The first variant is a literal translation of the Russian term, commonly used by Western authors. The second form is an official Soviet translation of the term, intended to put distance from the "capitalist competition", which in its turn was translated as "капиталистическая конкуренция", "kapitalisticheskaya konkurenciya".

Implied was that "capitalist competition" only profited those that won, while "socialist emulation" benefited all involved.

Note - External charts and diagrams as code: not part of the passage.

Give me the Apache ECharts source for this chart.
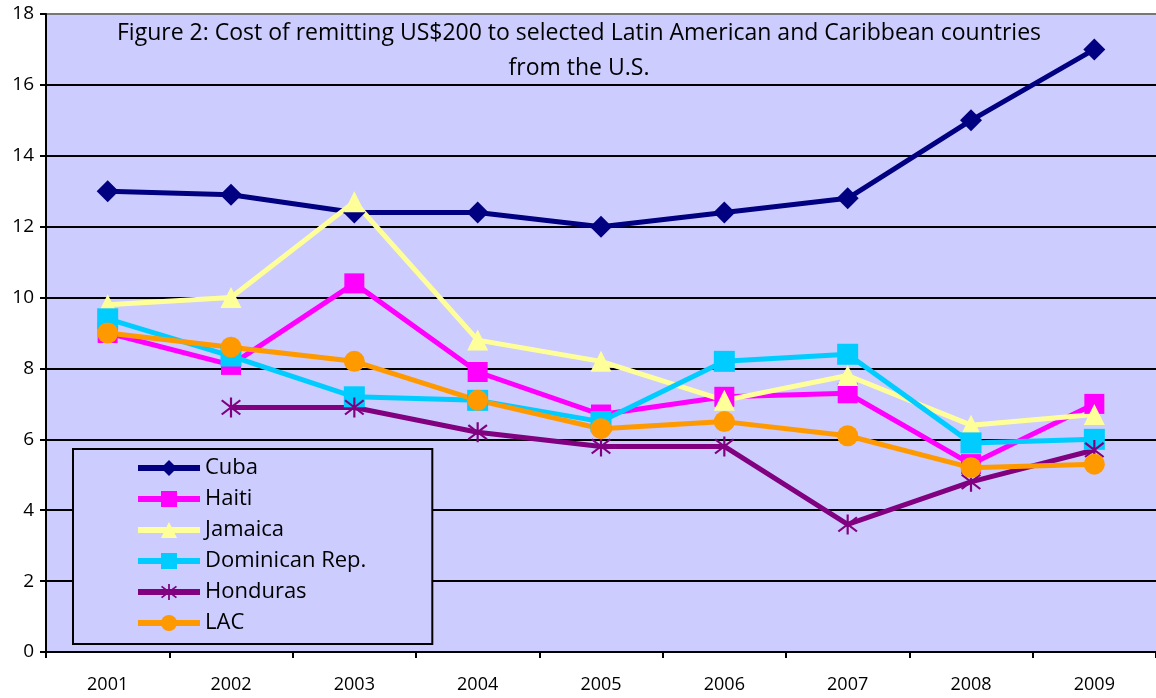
<!DOCTYPE html>
<html><head><meta charset="utf-8">
<script src="https://cdn.jsdelivr.net/npm/echarts@6/dist/echarts.min.js"></script>
<style>html,body{margin:0;padding:0;background:#fff}#c{width:1156px;height:698px}</style>
</head><body><div id="c"></div>
<script>
const years = ['2001','2002','2003','2004','2005','2006','2007','2008','2009'];
const cuba     = [13.0, 12.9, 12.4, 12.4, 12.0, 12.4, 12.8, 15.0, 17.0];
const haiti    = [9.0, 8.1, 10.4, 7.9, 6.7, 7.2, 7.3, 5.3, 7.0];
const jamaica  = [9.8, 10.0, 12.7, 8.8, 8.2, 7.1, 7.8, 6.4, 6.7];
const dominican= [9.4, 8.35, 7.2, 7.1, 6.5, 8.2, 8.4, 5.9, 6.0];
const honduras = [null, 6.9, 6.9, 6.2, 5.8, 5.8, 3.6, 4.8, 5.7];
const lac      = [9.0, 8.6, 8.2, 7.1, 6.3, 6.5, 6.1, 5.2, 5.3];
const titleText = 'Figure 2: Cost of remitting US$200 to selected Latin American and Caribbean countries\nfrom the U.S.';

const FONT = '"Open Sans", sans-serif';
const asterisk = 'path://M9,0 L11,0 L11,20 L9,20 Z M2.14,2.13 L19.14,16.33 L17.86,17.87 L0.86,3.67 Z M19.14,3.67 L2.14,17.87 L0.86,16.33 L17.86,2.13 Z';

function mk(name, data, color, symbol, size) {
  return {
    name, type: 'line', data, symbol, symbolSize: size,
    showAllSymbol: true, connectNulls: false,
    lineStyle: { color, width: 5 },
    itemStyle: { color, borderWidth: 0 },
    emphasis: { disabled: true },
    animation: false
  };
}

const chart = echarts.init(document.getElementById('c'), null, { renderer: 'canvas' });
chart.setOption({
  animation: false,
  backgroundColor: '#ffffff',
  title: {
    text: titleText, left: 574, top: 11, textAlign: 'center',
    textStyle: { fontFamily: FONT, fontSize: 23, fontWeight: 'normal', color: '#000', lineHeight: 35, align: 'center' }
  },
  grid: { left: 46, top: 14, right: -6, bottom: 46, show: true, backgroundColor: '#CCCCFF', borderWidth: 0 },
  xAxis: {
    type: 'category', data: years, boundaryGap: true,
    axisLine: { lineStyle: { color: '#000', width: 2 } },
    axisTick: { show: true, length: 6, lineStyle: { color: '#000', width: 2 } },
    axisLabel: { fontFamily: FONT, fontSize: 18, color: '#000', margin: 24 },
    splitLine: { show: false }
  },
  yAxis: {
    type: 'value', min: 0, max: 18, interval: 2,
    axisLine: { show: true, lineStyle: { color: '#000', width: 2 } },
    axisTick: { show: true, length: 6, lineStyle: { color: '#000', width: 2 } },
    axisLabel: { fontFamily: FONT, fontSize: 19, color: '#000', margin: 12 },
    splitLine: { show: true, lineStyle: { color: ['#000','#000','#000','#000','#000','#000','#000','#000','#000','#777'], width: 2 } }
  },
  legend: {
    orient: 'vertical', left: 73, top: 449,
    backgroundColor: '#CCCCFF', borderColor: '#000', borderWidth: 2,
    padding: [8, 66, 10, 62],
    itemWidth: 62, itemHeight: 20, itemGap: 9,
    lineStyle: { width: 6 },
    textStyle: { fontFamily: FONT, fontSize: 22, color: '#000', padding: [0,0,0,0] },
    data: ['Cuba','Haiti','Jamaica','Dominican Rep.','Honduras','LAC']
  },
  series: [
    mk('Cuba', cuba, '#000080', 'diamond', 22),
    mk('Haiti', haiti, '#FF00FF', 'rect', 20),
    mk('Jamaica', jamaica, '#FFFF99', 'triangle', 21),
    mk('Dominican Rep.', dominican, '#00CCFF', 'rect', 21),
    mk('Honduras', honduras, '#800080', asterisk, 20),
    mk('LAC', lac, '#FF9900', 'circle', 21)
  ]
});
</script>
</body></html>
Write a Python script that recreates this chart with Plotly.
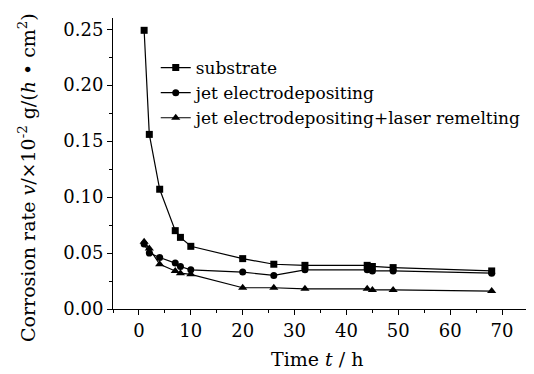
import plotly.graph_objects as go

time_h = [1, 2, 4, 7, 8, 10, 20, 26, 32, 44, 45, 49, 68]
substrate = [0.249, 0.156, 0.107, 0.070, 0.064, 0.056, 0.045, 0.040, 0.039, 0.039, 0.038, 0.037, 0.034]
jet = [0.058, 0.050, 0.046, 0.041, 0.038, 0.035, 0.033, 0.030, 0.035, 0.035, 0.034, 0.034, 0.032]
jet_laser = [0.060, 0.054, 0.040, 0.034, 0.032, 0.031, 0.019, 0.019, 0.018, 0.018, 0.017, 0.017, 0.016]

series = [
    ("substrate", substrate, "square", 7),
    ("jet electrodepositing", jet, "circle", 7),
    ("jet electrodepositing+laser remelting", jet_laser, "triangle-up", 8),
]

FONT = "DejaVu Serif, Liberation Serif, serif"

# page is rendered with an 8px body margin, so the figure is sized to fit
OFF = 8
W, H = 534 - OFF, 374 - OFF
L, R, T, B = 113 - OFF, 6, 18 - OFF, 65
pw, ph = W - L - R, H - T - B

fig = go.Figure()
for name, vals, sym, sz in series:
    fig.add_trace(go.Scatter(
        x=time_h, y=vals, name=name, mode="lines+markers",
        line=dict(color="black", width=1.2),
        marker=dict(symbol=sym, size=sz, color="black"),
    ))

axis_common = dict(
    showline=True, linecolor="black", linewidth=1,
    ticks="outside", ticklen=5, tickcolor="black", tickwidth=1,
    showgrid=False, zeroline=False, mirror=False, automargin=False,
    tickfont=dict(family=FONT, size=18, color="black"),
    minor=dict(ticks="outside", ticklen=3, tickcolor="black", tickwidth=1),
)

fig.update_xaxes(
    range=[-5, 75], tickvals=[0, 10, 20, 30, 40, 50, 60, 70],
    minor_dtick=5, minor_tick0=0,
    **axis_common,
)
fig.update_yaxes(
    range=[0, 0.26], tickvals=[0, 0.05, 0.10, 0.15, 0.20, 0.25],
    ticktext=["0.00", "0.05", "0.10", "0.15", "0.20", "0.25"],
    minor_dtick=0.025, minor_tick0=0,
    **axis_common,
)

def px_x(p):
    return (p - OFF - L) / pw

def px_y(p):
    return (H - B - (p - OFF)) / ph

fig.add_annotation(
    text="Time <i>t</i> / h", xref="paper", yref="paper",
    x=px_x(317), y=px_y(359), showarrow=False,
    xanchor="center", yanchor="middle",
    font=dict(family=FONT, size=19, color="black"),
)
fig.add_annotation(
    text="Corrosion rate <i>v</i>/×10<sup>-2</sup> g/(<i>h</i> • cm<sup>2</sup>)",
    xref="paper", yref="paper",
    x=px_x(27), y=px_y(178), showarrow=False, textangle=-90,
    xanchor="center", yanchor="middle",
    font=dict(family=FONT, size=19, color="black"),
)

fig.update_layout(
    width=W, height=H,
    margin=dict(l=L, r=R, t=T, b=B),
    paper_bgcolor="white", plot_bgcolor="white",
    showlegend=True,
    legend=dict(
        x=0.103, y=0.89, xanchor="left", yanchor="top",
        bgcolor="rgba(0,0,0,0)",
        font=dict(family=FONT, size=17, color="black"),
        itemwidth=30, tracegroupgap=0,
    ),
)

fig.write_html("out.html")
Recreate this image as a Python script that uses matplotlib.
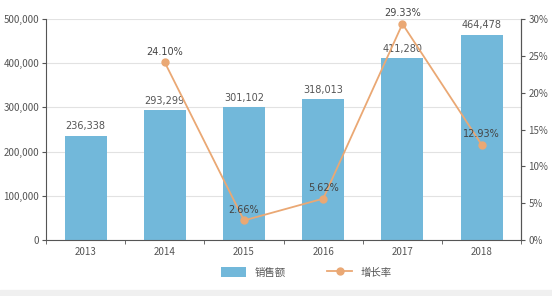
import matplotlib
matplotlib.use("Agg")
import matplotlib.pyplot as plt
import matplotlib.patches as mpatches
import numpy as np

plt.rcParams['font.family'] = ['Noto Sans CJK SC', 'DejaVu Sans']

years = ["2013", "2014", "2015", "2016", "2017", "2018"]
sales = [236338, 293299, 301102, 318013, 411280, 464478]
growth = [np.nan, 24.10, 2.66, 5.62, 29.33, 12.93]
sales_labels = ["236,338", "293,299", "301,102", "318,013", "411,280", "464,478"]
growth_labels = ["", "24.10%", "2.66%", "5.62%", "29.33%", "12.93%"]
left_ticks = [0, 100000, 200000, 300000, 400000, 500000]
left_tick_labels = ["0", "100,000", "200,000", "300,000", "400,000", "500,000"]
right_ticks = [0, 5, 10, 15, 20, 25, 30]
right_tick_labels = ["0%", "5%", "10%", "15%", "20%", "25%", "30%"]

bar_color = "#72b8da"
line_color = "#eaa874"
axis_color = "#555555"
text_color = "#555555"
fs = 7

fig = plt.figure(figsize=(5.52, 2.96), dpi=100)
fig.patches.append(mpatches.Rectangle((0, 0), 1, 0.02, transform=fig.transFigure,
                                      color="#f0f0f0", zorder=0))
ax = fig.add_axes([0.0833, 0.189, 0.861, 0.747])
x = np.arange(len(years))
ax.bar(x, sales, width=0.53, color=bar_color, zorder=2, label="销售额")
ax.set_xlim(-0.5, len(years) - 0.5)
ax.set_ylim(0, 500000)
ax.set_yticks(left_ticks)
ax.set_yticklabels(left_tick_labels)
ax.set_xticks(x)
ax.set_xticklabels(years)
ax.set_xticks(np.arange(-0.5, len(years)), minor=True)
ax.tick_params(axis='x', which='major', length=0, pad=5, labelsize=fs, labelcolor=text_color)
ax.tick_params(axis='x', which='minor', length=3, color=axis_color)
ax.tick_params(axis='y', length=3, color=axis_color, labelsize=fs, labelcolor=text_color, pad=2)
ax.grid(axis='y', color="#e2e2e2", linewidth=0.8, zorder=0)
ax.set_axisbelow(True)
ax.spines['top'].set_visible(False)
for s in ['left', 'bottom', 'right']:
    ax.spines[s].set_color(axis_color)
    ax.spines[s].set_linewidth(0.8)

for xi, v, lab in zip(x, sales, sales_labels):
    ax.annotate(lab, (xi, v), xytext=(0, 3), textcoords='offset points',
                ha='center', va='bottom', fontsize=fs, color=text_color, family='DejaVu Sans')

ax2 = ax.twinx()
ax2.plot(x, growth, color=line_color, linewidth=1.3, marker='o', markersize=5,
         zorder=3, label="增长率")
ax2.set_ylim(0, 30)
ax2.set_yticks(right_ticks)
ax2.set_yticklabels(right_tick_labels)
ax2.tick_params(axis='y', length=3, color=axis_color, labelsize=fs, labelcolor=text_color, pad=2)
for s in ['top', 'left', 'bottom']:
    ax2.spines[s].set_visible(False)
ax2.spines['right'].set_color(axis_color)
ax2.spines['right'].set_linewidth(0.8)

for xi, v, lab in zip(x, growth, growth_labels):
    if lab:
        ax2.annotate(lab, (xi, v), xytext=(0, 4), textcoords='offset points',
                     ha='center', va='bottom', fontsize=fs, color="#444444", family='DejaVu Sans')

h1, l1 = ax.get_legend_handles_labels()
h2, l2 = ax2.get_legend_handles_labels()
fig.legend(h1 + h2, l1 + l2, loc='center', bbox_to_anchor=(0.555, 0.08), ncol=2,
           frameon=False, fontsize=7.5, labelcolor=text_color, handlelength=2.4,
           handleheight=1.1, columnspacing=4.0)

fig.savefig("out.png", dpi=100)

In Soviet practice, according to Victor Kravchenko and Mikhail Heller, the competition between workers and industries was, however, not voluntary and much fiercer than the Western one. It was enforced by the collective pressure orchestrated by state security services (KGB) and local communist party representatives using collective responsibility and laws on dronery or wrecking. The race between teams and team members for overcompletion of the plans led to increasingly unrealistic targets, which could be only satisfied with cheating, double accounting, hoarding of resources, and shturmovshchina (last-minute cramming)—which, in the long term, led to a collapse of the supply chain in the economy. This was the dark side of Stakhanovism, udarniki, and the subbotnik. In 1987, Soviet economist Nikolai Shmelov estimated that out of 450 billion roubles worth of inventories of raw materials and parts, around 170 billion was kept as surplus, with the sole purpose of securing the successful completion of plans.